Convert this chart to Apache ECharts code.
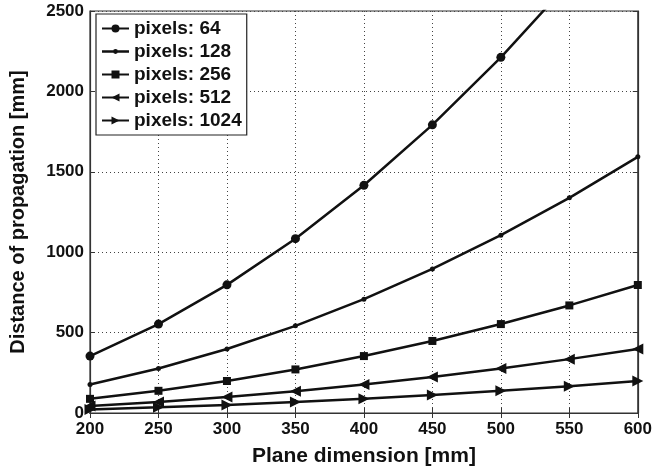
<!DOCTYPE html>
<html>
<head>
<meta charset="utf-8">
<script src="https://cdn.jsdelivr.net/npm/echarts@6/dist/echarts.min.js"></script>
<style>
html,body{margin:0;padding:0;background:#fff;}
#chart{width:655px;height:472px;}
</style>
</head>
<body>
<div id="chart"></div>
<script>
(function(){

var chart = echarts.init(document.getElementById("chart"));

var planeDim = [200, 250, 300, 350, 400, 450, 500, 550, 600];
var px64   = [354, 553, 797, 1084, 1416, 1792, 2212, 2677, 3186];
var px128  = [177, 277, 398, 542, 708, 896, 1106, 1338, 1593];
var px256  = [88, 138, 199, 271, 354, 448, 553, 669, 796];
var px512  = [44, 69, 100, 135, 177, 224, 277, 335, 398];
var px1024 = [22, 35, 50, 68, 89, 112, 138, 167, 199];
var yTicks = [0, 500, 1000, 1500, 2000, 2500];

var font = 'Liberation Sans, Arial, sans-serif';
var ink = '#111';

function pairs(vals){
    return planeDim.map(function(x, i){ return [x, vals[i]]; });
}

function line(name, vals, symbol, size, rot){
    return {
        name: name,
        type: 'line',
        data: pairs(vals),
        symbol: symbol,
        symbolSize: size,
        symbolRotate: rot || 0,
        showSymbol: true,
        clip: true,
        lineStyle: {color: ink, width: 2.5},
        itemStyle: {color: ink}
    };
}

var gridLine = {show: true, lineStyle: {color: '#444', type: [1, 3], width: 1}};
var plain = function(v){ return String(v); };

// small-dot legend icon for the 128 series (line + little dot)
var smallDotIcon = 'path://M0,0 M0,3.8 L27,3.8 L27,6.2 L0,6.2 Z M13.5,2.6 A2.4,2.4 0 1 1 13.5,7.4 A2.4,2.4 0 1 1 13.5,2.6 Z M27,10';

option = {
    animation: false,
    backgroundColor: '#fff',
    textStyle: {fontFamily: font},
    grid: {
        left: 86,
        right: 16,
        top: 11,
        bottom: 56,
        show: true,
        borderColor: '#333',
        borderWidth: 1.2
    },
    legend: {
        orient: 'vertical',
        left: 96,
        top: 14,
        padding: [5, 5, 5, 5],
        itemGap: 4,
        itemWidth: 27,
        itemHeight: 10,
        borderColor: '#222',
        borderWidth: 1.2,
        backgroundColor: '#fff',
        textStyle: {fontFamily: font, fontWeight: 'bold', fontSize: 19, color: ink},
        data: [
            'pixels: 64',
            {name: 'pixels: 128', icon: smallDotIcon},
            'pixels: 256',
            'pixels: 512',
            'pixels: 1024'
        ]
    },
    xAxis: [
        {
            type: 'value',
            min: 200,
            max: 600,
            interval: 50,
            name: 'Plane dimension [mm]',
            nameLocation: 'middle',
            nameGap: 33,
            nameTextStyle: {fontFamily: font, fontWeight: 'bold', fontSize: 21, color: ink},
            axisLine: {show: true, onZero: false, lineStyle: {color: '#333', width: 1.2}},
            axisTick: {inside: true, length: 5, lineStyle: {color: '#333'}},
            axisLabel: {fontFamily: font, fontWeight: 'bold', fontSize: 17, color: ink, margin: 8, formatter: plain},
            splitLine: gridLine
        },
        {
            type: 'value',
            position: 'top',
            min: 200,
            max: 600,
            interval: 50,
            axisLine: {show: true, lineStyle: {color: '#333', width: 1.2}},
            axisTick: {inside: true, length: 5, lineStyle: {color: '#333'}},
            axisLabel: {show: false},
            splitLine: {show: false}
        }
    ],
    yAxis: [
        {
            type: 'value',
            min: yTicks[0],
            max: yTicks[yTicks.length - 1],
            interval: 500,
            name: 'Distance of propagation [mm]',
            nameLocation: 'middle',
            nameGap: 62,
            nameTextStyle: {fontFamily: font, fontWeight: 'bold', fontSize: 20, color: ink},
            axisLine: {show: true, lineStyle: {color: '#333', width: 1.2}},
            axisTick: {inside: true, length: 5, lineStyle: {color: '#333'}},
            axisLabel: {fontFamily: font, fontWeight: 'bold', fontSize: 17, color: ink, margin: 6, formatter: plain},
            splitLine: gridLine
        },
        {
            type: 'value',
            position: 'right',
            min: yTicks[0],
            max: yTicks[yTicks.length - 1],
            interval: 500,
            axisLine: {show: true, lineStyle: {color: '#333', width: 1.2}},
            axisTick: {inside: true, length: 5, lineStyle: {color: '#333'}},
            axisLabel: {show: false},
            splitLine: {show: false}
        }
    ],
    series: [
        line('pixels: 64', px64, 'circle', 9),
        line('pixels: 128', px128, 'circle', 5),
        line('pixels: 256', px256, 'rect', 8),
        line('pixels: 512', px512, 'triangle', 11, 90),
        line('pixels: 1024', px1024, 'triangle', 11, -90)
    ]
};

chart.setOption(option);

})();
</script>
</body>
</html>
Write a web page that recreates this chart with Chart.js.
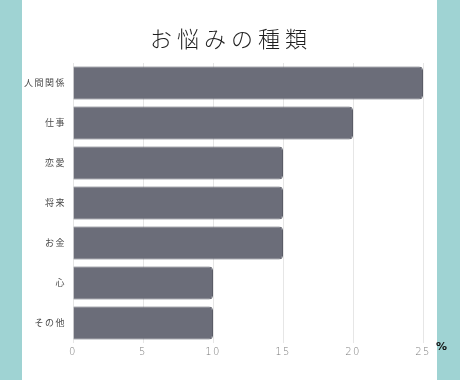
<!DOCTYPE html>
<html>
<head>
<meta charset="utf-8">
<script src="https://cdn.jsdelivr.net/npm/chart.js@4"></script>
<style>
  html, body { margin: 0; padding: 0; background: #ffffff; }
  #wrap { position: relative; width: 460px; height: 380px; }
</style>
</head>
<body>
<div id="wrap"><canvas id="chart" width="460" height="380"></canvas></div>
<script>
// chart data
const chartTitle = 'お悩みの種類';
const categories = ['人間関係', '仕事', '恋愛', '将来', 'お金', '心', 'その他'];
const percentValues = [25, 20, 15, 15, 15, 10, 10];
const xTicks = [0, 5, 10, 15, 20, 25];
const unitLabel = '%';

const jpFont = '"Noto Sans CJK JP", "Noto Sans", sans-serif';

// page frame, title and unit label
const framePlugin = {
    id: 'frame',
    beforeDraw(chart) {
        const ctx = chart.ctx;
        ctx.save();
        ctx.fillStyle = '#ffffff';
        ctx.fillRect(0, 0, chart.width, chart.height);
        ctx.fillStyle = '#9fd3d3';
        ctx.fillRect(0, 0, 22, chart.height);
        ctx.fillRect(437, 0, chart.width - 437, chart.height);
        ctx.restore();
    },
    afterDraw(chart) {
        const ctx = chart.ctx;
        ctx.save();
        ctx.letterSpacing = '5px';
        ctx.font = '300 22px ' + jpFont;
        ctx.fillStyle = '#1e1e1e';
        ctx.textAlign = 'center';
        ctx.textBaseline = 'middle';
        ctx.fillText(chartTitle, 231, 39);
        ctx.letterSpacing = '0px';
        ctx.font = 'bold 11px "DejaVu Sans", sans-serif';
        ctx.fillStyle = '#111111';
        ctx.textAlign = 'left';
        ctx.fillText(unitLabel, 436, 347);
        ctx.restore();
    }
};

// small letter spacing for tick labels
const spacingPlugin = {
    id: 'spacing',
    beforeUpdate(chart) { chart.ctx.letterSpacing = '1.5px'; },
    beforeDraw(chart) { chart.ctx.letterSpacing = '1.5px'; }
};

new Chart(document.getElementById('chart'), {
    type: 'bar',
    data: {
        labels: categories,
        datasets: [{
            data: percentValues,
            backgroundColor: '#6b6d79',
            borderColor: '#5a5c67',
            borderWidth: 1,
            borderRadius: 4,
            borderSkipped: 'start',
            categoryPercentage: 1,
            barPercentage: 0.83
        }]
    },
    options: {
        indexAxis: 'y',
        responsive: false,
        animation: false,
        layout: { padding: { top: 63, right: 37, bottom: 17, left: 0 } },
        plugins: {
            legend: { display: false },
            title: { display: false },
            tooltip: { enabled: false }
        },
        scales: {
            x: {
                min: 0,
                max: 25,
                afterBuildTicks(scale) { scale.ticks = xTicks.map(v => ({ value: v })); },
                afterFit(scale) { scale.height = 20; },
                grid: { color: '#e6e6e6', lineWidth: 1, drawTicks: false },
                border: { display: false },
                ticks: {
                    padding: 3,
                    color: '#7a7a7a',
                    font: { family: '"DejaVu Sans", sans-serif', size: 10, weight: '300' }
                }
            },
            y: {
                afterFit(scale) { scale.width = 73; },
                grid: { display: false, drawTicks: false },
                border: { display: false },
                ticks: {
                    padding: 7,
                    color: '#4a4a4a',
                    font: { family: jpFont, size: 9 }
                }
            }
        }
    },
    plugins: [framePlugin, spacingPlugin]
});
</script>
</body>
</html>
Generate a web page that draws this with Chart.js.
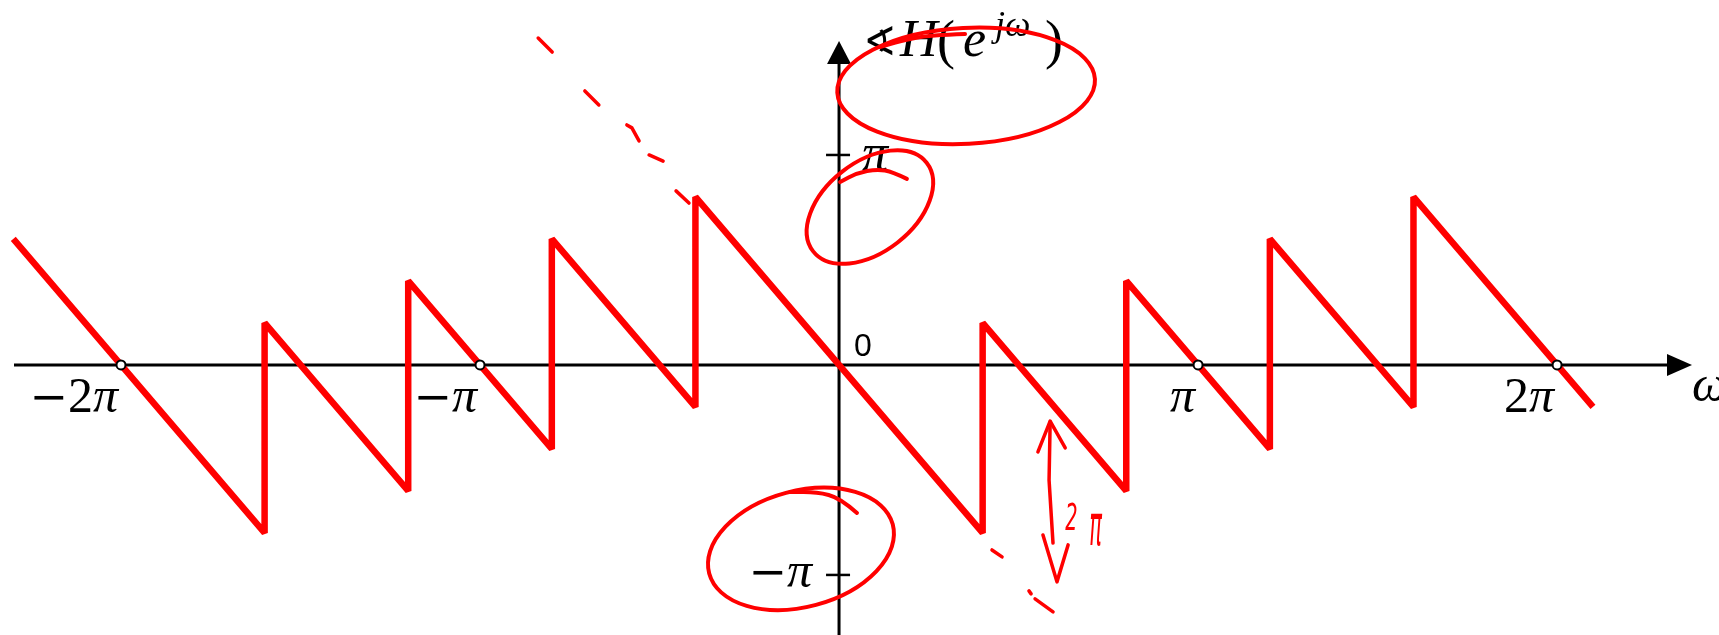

##########

** GIVEN INSTRUCTION **
Begin at the top of the material above and output each line exactly, stopping after the line that holds "var ink = '#111';". Leave out pictures.

** TASK SOLUTION **
Convert this chart to Apache ECharts code.
<!DOCTYPE html>
<html>
<head>
<meta charset="utf-8">
<script src="https://cdn.jsdelivr.net/npm/echarts@6/dist/echarts.min.js"></script>
<style>
html,body{margin:0;padding:0;background:#fff;}
#chart{width:655px;height:472px;}
</style>
</head>
<body>
<div id="chart"></div>
<script>
(function(){

var chart = echarts.init(document.getElementById("chart"));

var planeDim = [200, 250, 300, 350, 400, 450, 500, 550, 600];
var px64   = [354, 553, 797, 1084, 1416, 1792, 2212, 2677, 3186];
var px128  = [177, 277, 398, 542, 708, 896, 1106, 1338, 1593];
var px256  = [88, 138, 199, 271, 354, 448, 553, 669, 796];
var px512  = [44, 69, 100, 135, 177, 224, 277, 335, 398];
var px1024 = [22, 35, 50, 68, 89, 112, 138, 167, 199];
var yTicks = [0, 500, 1000, 1500, 2000, 2500];

var font = 'Liberation Sans, Arial, sans-serif';
var ink = '#111';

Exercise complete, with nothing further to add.